Partner 3: SUA - Sokoine University of Agriculture (Morogoro, Tanzania)

The Sokoine University of Agriculture (SUA) has four campuses and is located in Morogoro town. SUA endeavors to answer the needs and solve the problems of Tanzania’s agriculture and nutrition, manage natural resources on a sustainable manner, and to contribute to improved production and living standards of the people. SUA is well endowed with 450 highly trained academic staff. It also has agricultural/natural resources management officers in agricultural, natural resource and environment management sciences as well as in socio-economic and human studies. Other persons include a body of about 700 postgraduate and 3000 undergraduate students. The University holds Memoranda of Understanding with ZALF. A number of ongoing research projects are connected to partners of Trans-SEC. SUA has played a key role in the development of the Agricultural Sector Development Programme (ASDP) of Tanzania. SUA is also expected to join hands with other actors in contributing to the Tanzania Government poverty reduction efforts. That is designed to contribute to the national level goal of reducing poverty for improved people’s livelihoods within the framework of MKUKUTA, Vision 2025 and MDGs. SUA will participate with the department of nutrition and of agricultural economics.

Key references:
Mbilinyi, B.P., Tumbo, S.D., Mahoo, H.F., Mkiramwinyi, F.O. 2007. GIS-Based Decision Support System for Identifying Potential Sites for Rainwater Harvesting. Physics and Chemistry of the Earth 32: 1074-1081.
Shahada, F., Kimera, S., Mlangwa, J., Mbaga S., Laswai, G., Kadohira, M. 2005. A review of the performance and prospects of animal health information system in Tanzania. J. Veterinary Epidemiology 9(20) 89-96.
Sikira, A.N., Mwageni, E.A. 2010. Women Empowerment and Gender Based Violence: A Decision Making Perspective in Serengeti District, Tanzania . Local Government Development Journal 1(2): 115-133.
Silayo, V.C.K., Laswai, H.S., Ballegu, W.R.W., Mpagalile, J.J., Kulwa, K., Yuda, B. 2008. Adaption of the traditional coffee pulping machine to soybean dehulling. Tanzania Journal of Agricultural Sciences 9(1): 83-90


Partner 4: FAO - Food and Agriculture Organization (Rome, Italy)

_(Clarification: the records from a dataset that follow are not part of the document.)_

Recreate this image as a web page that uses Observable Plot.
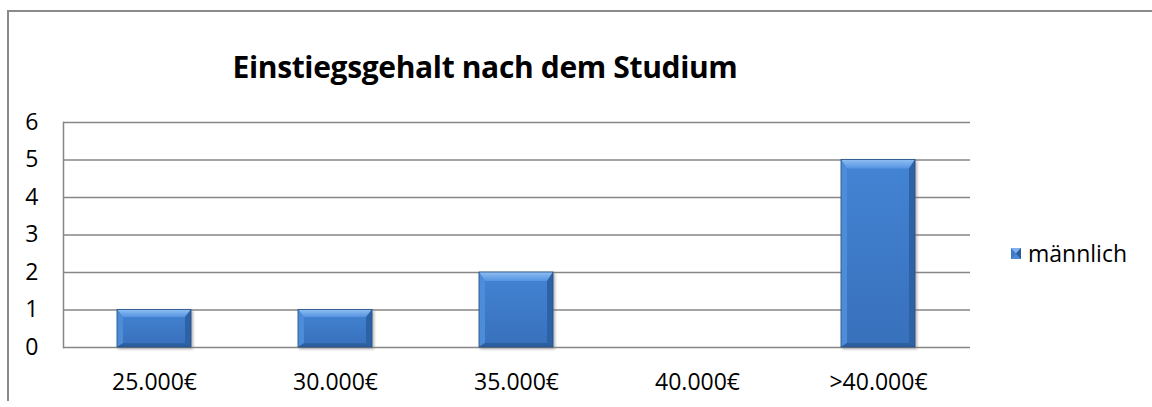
<!DOCTYPE html>
<html><head><meta charset="utf-8">
<script src="https://cdn.jsdelivr.net/npm/d3@7"></script>
<script src="https://cdn.jsdelivr.net/npm/@observablehq/plot@0.6"></script>
<style>
body{margin:0;background:#fff;font-family:"Open Sans",sans-serif;}
#wrap{position:relative;width:1152px;height:407px;overflow:hidden;background:#fff;}
#border{position:absolute;left:7px;top:10px;width:1200px;height:389px;border-top:2px solid #8a8a8a;border-left:2px solid #8a8a8a;}
#chart{position:absolute;left:0;top:0;}
#title{position:absolute;left:0;width:970px;top:46px;line-height:42px;text-align:center;font-weight:700;font-size:30px;letter-spacing:-0.35px;color:#000;}
#legend{position:absolute;left:1011px;top:238px;line-height:30px;font-size:23px;color:#000;display:flex;align-items:center;}
#legend svg{margin-right:7px;}
</style></head>
<body>
<div id="wrap">
  <div id="border"></div>
  <div id="chart"></div>
  <div id="title">Einstiegsgehalt nach dem Studium</div>
  <div id="legend"></div>
</div>
<script>
const categories = ["25.000€", "30.000€", "35.000€", "40.000€", ">40.000€"];
const values = [1, 1, 2, 0, 5];
const yTicks = [0, 1, 2, 3, 4, 5, 6];
const seriesName = "männlich";

const data = categories.map((c, i) => ({category: c, value: values[i]}));

const chart = Plot.plot({
  width: 1152, height: 407,
  marginLeft: 63, marginRight: 182, marginTop: 122, marginBottom: 60,
  style: {fontFamily: "Open Sans", fontSize: "23px", color: "#000", background: "transparent", overflow: "visible"},
  x: {domain: categories, paddingInner: 0.59, paddingOuter: 0.295, label: null, tickSize: 0, tickPadding: 26},
  y: {domain: [0, 6], ticks: yTicks, tickFormat: d => String(d), label: null, tickSize: 0, tickPadding: 25},
  marks: [
    Plot.ruleY(yTicks, {stroke: "#868686", strokeWidth: 1.5}),
    Plot.frame({anchor: "left", stroke: "#868686", strokeWidth: 1.5}),
    Plot.barY(data.filter(d => d.value > 0), {x: "category", y: "value", fill: "#3d7bca"})
  ]
});
document.getElementById("chart").appendChild(chart);

// bevel decoration derived from the rendered bar rects
const ns = "http://www.w3.org/2000/svg";
const svg = chart.tagName === "svg" ? chart : chart.querySelector("svg");
const defs = document.createElementNS(ns, "defs");
defs.innerHTML = `
<linearGradient id="gTop" x1="0" y1="0" x2="0" y2="1"><stop offset="0" stop-color="#8fbef3"/><stop offset="1" stop-color="#5594e0"/></linearGradient>
<linearGradient id="gBody" x1="0" y1="0" x2="0" y2="1"><stop offset="0" stop-color="#4384d4"/><stop offset="1" stop-color="#3870bb"/></linearGradient>
<filter id="sh" x="-20%" y="-20%" width="140%" height="140%"><feGaussianBlur stdDeviation="1.5"/></filter>`;
svg.insertBefore(defs, svg.firstChild);
svg.querySelectorAll('g[aria-label="bar"] rect').forEach(r => {
  const x = +r.getAttribute("x"), y = +r.getAttribute("y"), w = +r.getAttribute("width"), h = +r.getAttribute("height");
  const g = r.parentNode;
  const shadow = document.createElementNS(ns, "rect");
  shadow.setAttribute("x", x + 1); shadow.setAttribute("y", y + 1);
  shadow.setAttribute("width", w + 1); shadow.setAttribute("height", h + 1);
  shadow.setAttribute("fill", "#7a7a7a"); shadow.setAttribute("opacity", "0.6");
  shadow.setAttribute("filter", "url(#sh)");
  g.insertBefore(shadow, r);
  r.setAttribute("fill", "url(#gBody)");
  const bt = Math.min(9, h * 0.2), bs = Math.min(6, w * 0.1), bb = Math.min(4, h * 0.1);
  const polys = [
    [[x, y], [x + w, y], [x + w - bs, y + bt], [x + bs, y + bt], "url(#gTop)"],
    [[x, y], [x + bs, y + bt], [x + bs, y + h - bb], [x, y + h], "#4d8cd9"],
    [[x + w, y], [x + w - bs, y + bt], [x + w - bs, y + h - bb], [x + w, y + h], "#2e62a6"],
    [[x, y + h], [x + bs, y + h - bb], [x + w - bs, y + h - bb], [x + w, y + h], "#2c5f9f"]
  ];
  polys.forEach(p => {
    const el = document.createElementNS(ns, "polygon");
    el.setAttribute("points", p.slice(0, 4).map(q => q.join(",")).join(" "));
    el.setAttribute("fill", p[4]);
    g.appendChild(el);
  });
  const edge = document.createElementNS(ns, "rect");
  edge.setAttribute("x", x); edge.setAttribute("y", y);
  edge.setAttribute("width", w); edge.setAttribute("height", h);
  edge.setAttribute("fill", "none"); edge.setAttribute("stroke", "#244f86"); edge.setAttribute("stroke-width", "0.8");
  g.appendChild(edge);
});

// legend
const legend = document.getElementById("legend");
legend.innerHTML = `<svg width="10" height="11" viewBox="0 0 10 11">
<rect width="10" height="11" fill="#3d7bca"/>
<polygon points="0,0 10,0 5,5.5" fill="#7fb2ef"/>
<polygon points="0,11 10,11 5,5.5" fill="#4a88d6"/>
<polygon points="10,0 10,11 5,5.5" fill="#2b5c9c"/>
</svg><span>${seriesName}</span>`;
</script>
</body></html>
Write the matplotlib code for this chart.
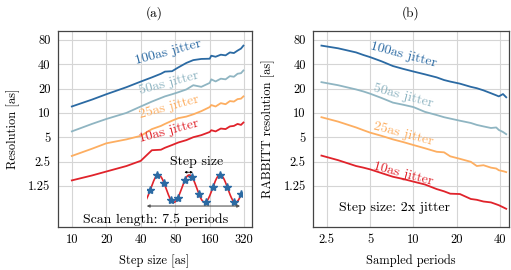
import numpy as np
import matplotlib
matplotlib.use("Agg")
import matplotlib.pyplot as plt
from matplotlib.ticker import FixedLocator, FixedFormatter, NullLocator

plt.rcParams['font.family'] = 'serif'
plt.rcParams['font.serif'] = ['cmr10']
plt.rcParams['mathtext.fontset'] = 'cm'
plt.rcParams['axes.formatter.use_mathtext'] = True
plt.rcParams['font.size'] = 9

# (a) resolution vs step size
steps = [10, 15, 20, 30, 40, 50, 60, 65, 75, 85, 100, 115, 135, 160, 165, 180, 200, 220, 240, 260, 280, 300, 315]
res_a_100 = [12.0, 14.6, 17.0, 20.8, 24.4, 27.5, 30.5, 32.4, 32.8, 36.5, 41.5, 45.0, 46.5, 46.8, 51.0, 49.5, 52.5, 51.5, 56.0, 55.0, 59.0, 62.5, 68.0]
res_a_50 = [5.9, 7.3, 8.4, 10.0, 12.0, 13.8, 15.3, 16.0, 17.0, 18.0, 19.5, 22.0, 21.0, 23.5, 26.0, 24.5, 26.5, 26.0, 28.5, 28.0, 30.5, 31.0, 33.5]
res_a_25 = [2.93, 3.6, 4.2, 4.7, 5.2, 6.3, 6.9, 7.3, 8.0, 8.6, 9.0, 9.6, 10.5, 11.8, 12.5, 12.0, 13.2, 12.8, 14.0, 13.8, 14.8, 15.0, 16.0]
res_a_10 = [1.46, 1.68, 1.88, 2.2, 2.55, 3.45, 3.5, 3.7, 4.0, 4.3, 4.6, 5.0, 5.3, 5.8, 6.1, 5.9, 6.4, 6.3, 6.8, 6.9, 7.3, 7.1, 7.6]

# (b) RABBITT resolution vs sampled periods
periods = [2.3, 3, 4, 4.5, 5, 6, 7.2, 8.5, 10, 12, 14.5, 16.3, 18, 21, 25, 27.5, 30.6, 34.5, 37.5, 39.1, 41.8, 44]
res_b_100 = [68, 63, 56, 52, 49, 43.5, 38, 35, 32.5, 30, 27.5, 25.5, 24.4, 23, 21, 20.2, 19, 17.5, 16.5, 16.0, 17.1, 15.6]
res_b_50 = [24, 22, 19.5, 18.4, 17.3, 15.3, 13.4, 12.6, 11.8, 10.3, 9.4, 8.84, 8.5, 8.0, 7.5, 7.1, 6.8, 6.5, 6.6, 6.15, 5.8, 5.45]
res_b_25 = [8.84, 7.8, 6.6, 6.1, 5.7, 5.2, 4.7, 4.35, 4.0, 3.65, 3.3, 3.25, 2.9, 2.7, 2.48, 2.2, 2.25, 2.1, 2.05, 1.95, 1.9, 1.85]
res_b_10 = [2.96, 2.6, 2.2, 2.1, 2.0, 1.8, 1.62, 1.52, 1.41, 1.3, 1.14, 1.07, 1.0, 0.99, 0.86, 0.84, 0.80, 0.78, 0.74, 0.72, 0.68, 0.65]

jitters = ['100as jitter', '50as jitter', '25as jitter', '10as jitter']
colors = ['#2b6aa3', '#8fb5c2', '#fdae61', '#e0232b']

y_ticks = [1.25, 2.5, 5, 10, 20, 40, 80]
y_labels = ['1.25', '2.5', '5', '10', '20', '40', '80']
xa_ticks = [10, 20, 40, 80, 160, 320]
xb_ticks = [2.5, 5, 10, 20, 40]

W, H = 511, 270
fig = plt.figure(figsize=(W / 100, H / 100), dpi=100)


def px(x0, y0, x1, y1):
    return [x0 / W, 1 - y1 / H, (x1 - x0) / W, (y1 - y0) / H]


ax1 = fig.add_axes(px(57.5, 30.7, 251.7, 227))
ax2 = fig.add_axes(px(312.7, 30.7, 509, 227))


def style(ax, xt):
    ax.set_xscale('log', base=2)
    ax.set_yscale('log', base=2)
    ax.xaxis.set_major_locator(FixedLocator(xt))
    ax.xaxis.set_major_formatter(FixedFormatter([('%g' % v) for v in xt]))
    ax.yaxis.set_major_locator(FixedLocator(y_ticks))
    ax.yaxis.set_major_formatter(FixedFormatter(y_labels))
    ax.xaxis.set_minor_locator(NullLocator())
    ax.yaxis.set_minor_locator(NullLocator())
    ax.tick_params(length=0, pad=5)
    ax.grid(True, color='#d5d5d5', lw=0.8)
    ax.set_axisbelow(True)
    for s in ax.spines.values():
        s.set_color('#444444')
        s.set_linewidth(0.9)
    ax.set_ylim(0.387, 104)


style(ax1, xa_ticks)
style(ax2, xb_ticks)
ax1.set_xlim(7.5, 372)
ax2.set_xlim(2.0, 46)

for ys, c in zip([res_a_100, res_a_50, res_a_25, res_a_10], colors):
    ax1.plot(steps, ys, color=c, lw=1.3)
for ys, c in zip([res_b_100, res_b_50, res_b_25, res_b_10], colors):
    ax2.plot(periods, ys, color=c, lw=1.3)

for lab, c, yv in zip(jitters, colors, [55.4, 23.5, 11.9, 6.0]):
    ax1.text(70, yv, lab, color=c, rotation=15, ha='center', va='center', fontsize=10)
for lab, c, yv in zip(jitters, colors, [52, 16.2, 5.5, 1.75]):
    ax2.text(8.5, yv, lab, color=c, rotation=-15, ha='center', va='center', fontsize=10)

ax1.text(53.5, 0.475, 'Scan length: 7.5 periods', ha='center', va='center', fontsize=10)
ax2.text(7.36, 0.67, 'Step size: 2x jitter', ha='center', va='center', fontsize=10)

ax1.set_title('(a)', pad=10, fontsize=9.5)
ax2.set_title('(b)', pad=10, fontsize=9.5)
ax1.set_xlabel('Step size [as]', labelpad=6)
ax2.set_xlabel('Sampled periods', labelpad=6)
ax1.set_ylabel('Resolution [as]', labelpad=6)
ax2.set_ylabel('RABBITT resolution [as]', labelpad=6)

# schematic inset: sampled sine wave
ins = fig.add_axes(px(146.7, 168, 241.7, 210))
ins.axis('off')
ins.set_xlim(-0.38, 2.70)
ins.set_ylim(-1.56, 1.51)
t = np.linspace(-0.38, 2.70, 300)
ins.plot(t, np.cos(2 * np.pi * t), color=colors[3], lw=1.2)
ts = -0.27 + 0.227 * np.arange(14)
ins.plot(ts, np.cos(2 * np.pi * ts), ls='none', marker='*', ms=6, color=colors[0])
ins.annotate('', xy=(-0.38, -1.27), xytext=(2.65, -1.27),
             arrowprops=dict(arrowstyle='<|-|>', color='#555555', lw=0.8, mutation_scale=4,
                             shrinkA=0, shrinkB=0))
ins.annotate('', xy=(0.84, 1.2), xytext=(1.12, 1.2),
             arrowprops=dict(arrowstyle='<|-|>', color='black', lw=0.6, mutation_scale=3,
                             shrinkA=0, shrinkB=0))
fig.text(197 / W, 1 - 162 / H, 'Step size', ha='center', va='center', fontsize=10)

fig.savefig('out.png', dpi=100)
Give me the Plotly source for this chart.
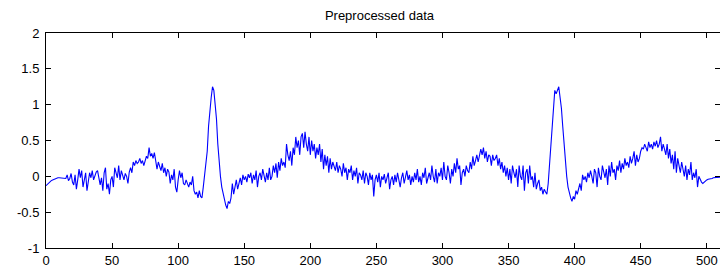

Ellen Muehlhoff as senior officer works in the nutrition education & consumer awareness group of the FAO; Nutrition and Consumer Protection Division. She actively supports Scale-N and the function of the FAO is to give advice with regard to the project processes and setting.


Partner 5: MFS - Ministry of Agriculture, Food and Cooperatives (Dar es Salaam, Tanzania)

The Ministry supports and accompanies actively the Scale-N as well as links up the work at national level as well as with the German Ministry. The Ministry takes care of up-scaling processes of results to policy programs and recommendations and networks with the FAO. Furthermore, the results will be disseminated as well as the collaboration with MVIWATA (Tanzanian national farmer association) and other associations will be reinforeced.